I am feeling quite challenged as of late. How? wondering if i am doing all that God is asking me to do.I am sooo certain that i am where I am supposed to be.but, lately I am just challenge by the 'part' of my life Christ does have...and bothered by the the fact that it is only part. I say that He is my everything... and it is true the He is... but then... there's this part of my that just wants to do my own thing. I know I am not the only one out there. When Christ says...give everything... pick up your cross and follow me... Do we take Him seriously?

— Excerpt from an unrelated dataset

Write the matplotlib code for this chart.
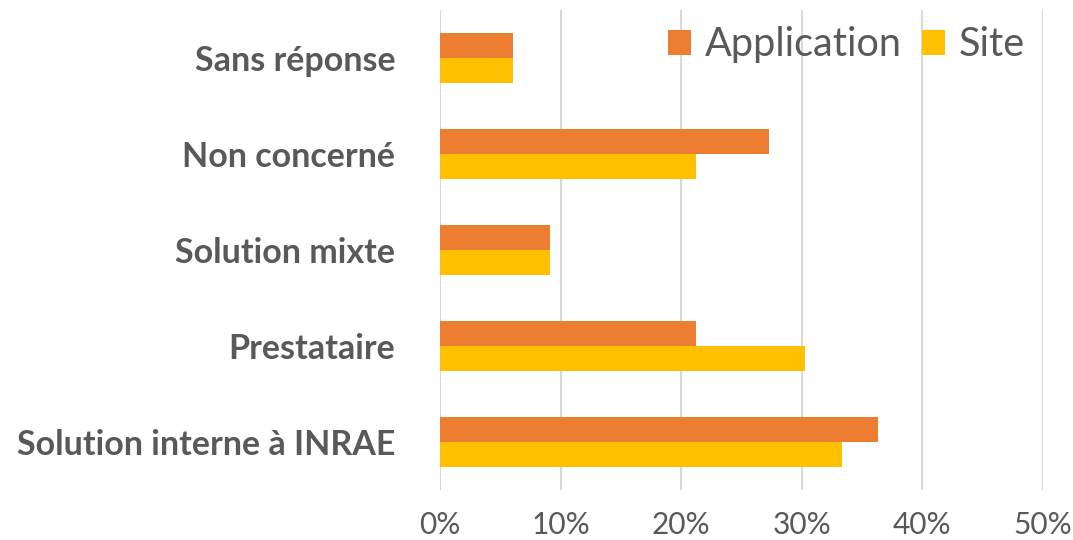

We have made 'church' sooooo easy. Pick up a bible and read through it... what is God saying? When do we take the time to listen? I listened to a short sermon from Francis Chan the other day... from when he spoke at breakforth. This is what he likened it to...
It's like telling my daughter to go clean her room... and she comes back later totally excited... 'hey dad, I memorized what you said to me... you said.."go clean your room". I even had some friends over to discuss what it would look like to clean my room and everything!
Just doesn't sound right does it? Yet is what we do often much better than this??
I'm tired of saying I want to go and not going.... but I am not sure what it looks like to go. Am I willing even?
And I don't mean go... as in go somewhere... but go and do the things Christ asked us to do... to make disciples... to follow Him, in joy and in suffering.... to give Him every part of my life. All of it... not just parts.